E torniamo a Sanremo, lei manca in gara dal 2003, possibile?
«Possibilissimo. Amadeus mi ha bocciato per cinque anni di seguito e Carlo Conti anche. Ora leggo, con stupore, che sarei nel cast del Festival 2026 insieme a Patty Pravo».

Ci andrebbe?
«Allora, premesso che non ho saputo assolutamente niente dalla Rai o dallo stesso Conti, mi piacerebbe ma alle mie condizioni.

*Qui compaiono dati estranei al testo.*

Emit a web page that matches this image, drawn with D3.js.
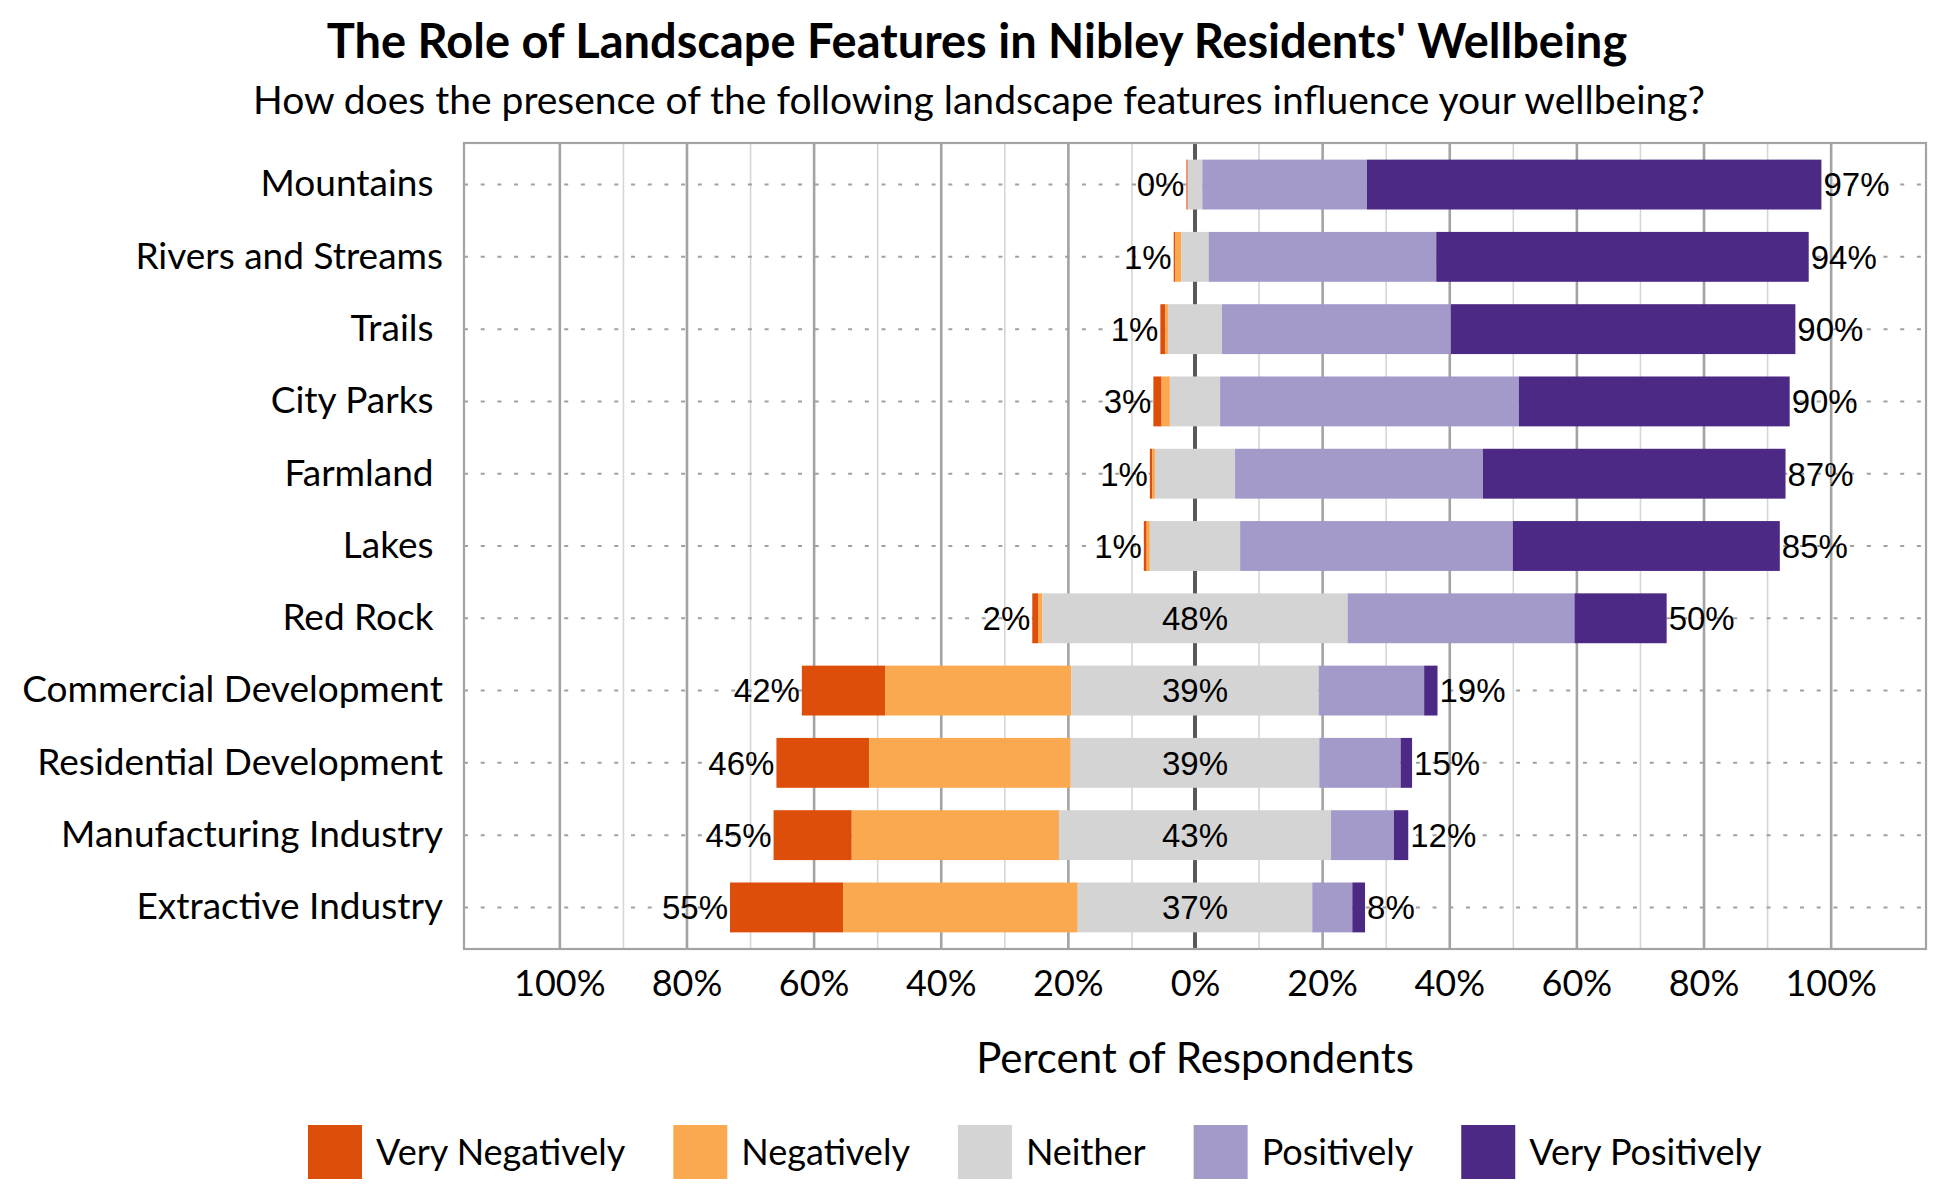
<!DOCTYPE html>
<html>
<head>
<meta charset="utf-8">
<script src="https://cdn.jsdelivr.net/npm/d3@7"></script>
<style>
  body { margin: 0; background: #fff; }
  .cat text { white-space: pre; }
</style>
</head>
<body>
<script>
var width = 1950;
var height = 1200;

// survey data, percent of respondents
var categories = ['Mountains ', 'Rivers and Streams', 'Trails ', 'City Parks ', 'Farmland ', 'Lakes ',
  'Red Rock ', 'Commercial Development', 'Residential Development', 'Manufacturing Industry', 'Extractive Industry'];
var veryNegative = [0.2, 0.2, 0.8, 1.3, 0.35, 0.45, 0.9, 13.1, 14.6, 12.3, 17.8];
var negative = [0, 1.0, 0.4, 1.3, 0.45, 0.5, 0.7, 29.3, 31.7, 32.6, 36.9];
var neither = [2.3, 4.3, 8.5, 7.9, 12.6, 14.2, 48.0, 38.9, 39.1, 42.8, 36.9];
var positive = [25.9, 35.8, 36.0, 47.0, 39.0, 42.9, 35.7, 16.6, 12.8, 9.9, 6.3];
var veryPositive = [71.5, 58.6, 54.2, 42.6, 47.6, 42.0, 14.5, 2.1, 1.8, 2.25, 2.0];

var responses = ['Very Negatively', 'Negatively', 'Neither', 'Positively', 'Very Positively'];
var colors = ['#de4e0b', '#fba951', '#d4d4d4', '#a39ac9', '#4d2986'];
var tickValues = [-100, -80, -60, -40, -20, 0, 20, 40, 60, 80, 100];

var labelFont = 'Lato, "Noto Sans", sans-serif';
var valueFont = '"Liberation Sans", Arial, sans-serif';

var plot = { left: 464, right: 1926, top: 143, bottom: 949 };

var svg = d3.select('body').append('svg')
  .attr('width', width)
  .attr('height', height);

var x = d3.scaleLinear().domain([-115, 115]).range([plot.left, plot.right]);
var y = d3.scaleBand().domain(categories).range([plot.top, plot.bottom])
  .paddingInner(0.31).paddingOuter(0.23);

// build stacked segments, neither split across zero
var rows = categories.map(function(c, i) {
  var vals = [veryNegative[i], negative[i], neither[i], positive[i], veryPositive[i]];
  var start = -(vals[0] + vals[1] + vals[2] / 2);
  var segs = vals.map(function(v, k) {
    var s = { cat: c, key: k, x0: start, x1: start + v };
    start += v;
    return s;
  });
  return { cat: c, segs: segs, neg: vals[0] + vals[1], mid: vals[2], pos: vals[3] + vals[4],
    left: segs[0].x0, right: segs[4].x1 };
});

// titles
svg.append('text')
  .attr('x', 977).attr('y', 42).attr('dy', '0.35em')
  .attr('text-anchor', 'middle')
  .style('font-family', labelFont).style('font-weight', 'bold').style('font-size', '47px')
  .text("The Role of Landscape Features in Nibley Residents' Wellbeing");

svg.append('text')
  .attr('x', 979).attr('y', 100).attr('dy', '0.35em')
  .attr('text-anchor', 'middle')
  .style('font-family', labelFont).style('font-size', '39px')
  .text('How does the presence of the following landscape features influence your wellbeing?');

// gridlines
var minorTicks = d3.range(-90, 100, 20);
svg.append('g')
  .attr('transform', 'translate(0,' + plot.bottom + ')')
  .call(d3.axisBottom(x).tickValues(minorTicks).tickSize(-(plot.bottom - plot.top)).tickFormat(''))
  .call(function(g) {
    g.select('.domain').remove();
    g.selectAll('line').attr('stroke', '#d6d6d6').attr('stroke-width', 1.6);
  });

svg.append('g')
  .attr('transform', 'translate(0,' + plot.bottom + ')')
  .call(d3.axisBottom(x).tickValues(tickValues.filter(function(d) { return d !== 0; }))
    .tickSize(-(plot.bottom - plot.top)).tickFormat(''))
  .call(function(g) {
    g.select('.domain').remove();
    g.selectAll('line').attr('stroke', '#a3a3a3').attr('stroke-width', 2.6);
  });

// dotted row guides
svg.append('g').selectAll('line')
  .data(categories)
  .join('line')
  .attr('x1', plot.left).attr('x2', plot.right)
  .attr('y1', function(d) { return y(d) + y.bandwidth() / 2; })
  .attr('y2', function(d) { return y(d) + y.bandwidth() / 2; })
  .attr('stroke', '#a0a0a0')
  .attr('stroke-width', 2)
  .attr('stroke-dasharray', '4 12.7');

// zero line
svg.append('line')
  .attr('x1', x(0)).attr('x2', x(0))
  .attr('y1', plot.top).attr('y2', plot.bottom)
  .attr('stroke', '#595959').attr('stroke-width', 4);

// plot border
svg.append('rect')
  .attr('x', plot.left).attr('y', plot.top)
  .attr('width', plot.right - plot.left).attr('height', plot.bottom - plot.top)
  .attr('fill', 'none').attr('stroke', '#a3a3a3').attr('stroke-width', 2.2);

// bars
svg.append('g').selectAll('g')
  .data(rows)
  .join('g')
  .selectAll('rect')
  .data(function(d) { return d.segs; })
  .join('rect')
  .attr('x', function(d) { return x(d.x0); })
  .attr('width', function(d) { return x(d.x1) - x(d.x0); })
  .attr('y', function(d) { return y(d.cat); })
  .attr('height', y.bandwidth())
  .attr('fill', function(d) { return colors[d.key]; });

// value labels
var labels = svg.append('g')
  .style('font-family', valueFont).style('font-size', '33px').attr('fill', '#000');

labels.selectAll('.neg')
  .data(rows)
  .join('text')
  .attr('class', 'neg')
  .attr('x', function(d) { return x(d.left) - 2; })
  .attr('y', function(d) { return y(d.cat) + y.bandwidth() / 2; })
  .attr('dy', '0.36em')
  .attr('text-anchor', 'end')
  .text(function(d) { return Math.round(d.neg) + '%'; });

labels.selectAll('.pos')
  .data(rows)
  .join('text')
  .attr('class', 'pos')
  .attr('x', function(d) { return x(d.right) + 2; })
  .attr('y', function(d) { return y(d.cat) + y.bandwidth() / 2; })
  .attr('dy', '0.36em')
  .text(function(d) { return Math.round(d.pos) + '%'; });

labels.selectAll('.mid')
  .data(rows.filter(function(d) { return d.mid > 20; }))
  .join('text')
  .attr('class', 'mid')
  .attr('x', x(0))
  .attr('y', function(d) { return y(d.cat) + y.bandwidth() / 2; })
  .attr('dy', '0.36em')
  .attr('text-anchor', 'middle')
  .text(function(d) { return Math.round(d.mid) + '%'; });

// category axis
svg.append('g')
  .attr('class', 'cat')
  .attr('transform', 'translate(' + (plot.left - 21) + ',0)')
  .call(d3.axisLeft(y).tickSize(0).tickPadding(0))
  .call(function(g) {
    g.select('.domain').remove();
    g.selectAll('text').style('font-family', labelFont).style('font-size', '37px').attr('fill', '#000');
  });

// x axis labels
svg.append('g')
  .attr('transform', 'translate(0,' + 983 + ')')
  .call(d3.axisBottom(x).tickValues(tickValues).tickSize(0).tickPadding(0)
    .tickFormat(function(d) { return Math.abs(d) + '%'; }))
  .call(function(g) {
    g.select('.domain').remove();
    g.selectAll('text').attr('dy', '0.35em').attr('y', 0)
      .style('font-family', labelFont).style('font-size', '36px').attr('fill', '#000');
  });

svg.append('text')
  .attr('x', x(0)).attr('y', 1058).attr('dy', '0.35em')
  .attr('text-anchor', 'middle')
  .style('font-family', labelFont).style('font-size', '42px')
  .text('Percent of Respondents');

// legend
var legend = svg.append('g').attr('transform', 'translate(308,1125)');
var lx = 0;
responses.forEach(function(r, i) {
  var item = legend.append('g').attr('transform', 'translate(' + lx + ',0)');
  item.append('rect').attr('width', 54).attr('height', 54).attr('fill', colors[i]);
  var t = item.append('text')
    .attr('x', 68).attr('y', 27).attr('dy', '0.35em')
    .style('font-family', labelFont).style('font-size', '36px')
    .text(r);
  lx += 68 + t.node().getComputedTextLength() + 48;
});
</script>
</body>
</html>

Ho una carriera e un’età, non mi farebbe dispiacere avere voce in capitolo».

In che senso?
«Vorrei presentare una canzone adatta allo zio Bobby attuale e l’idea c’è: un brano che racconta l’amore che nasce fra un ottantenne, quale sono, e una donna di alcuni anni più giovane. Si sono conosciuti in gioventù, non è mai accaduto nulla e l’attrazione è arrivata solo nella terza età».

Possibilità?
«Guardi che al Festival bisogna avere le maniglie giuste, comandano le major e, se non sei della loro cordata, ben difficilmente entri nel cast.
Non è sufficiente avere belle canzoni. Alla fine, al mio posto, so che ci andrà Fausto Leali».

Potrebbe provare con una canzone rap o trap.
«Per carità, non è certo nelle mie corde e, poi, quelle cose sono adatte alla lingua inglese e non a quella italiana».

Un rimpianto nella sua bella carriera?
«Forse non essere mai riuscito a sfondare sul mercato americano dove ero stato presentato come l’Elvis italiano».

Cosa farà da grande Roberto Satti?
«Cosa vuole che faccia zio Bobby? La cosa che gli è riuscita meglio: il cantante. E sa perché sono così orgoglioso di quello che ho messo insieme?
Perché sono stato, e sarò sempre, un uomo e un artista libero. Libero come il vostro giornale».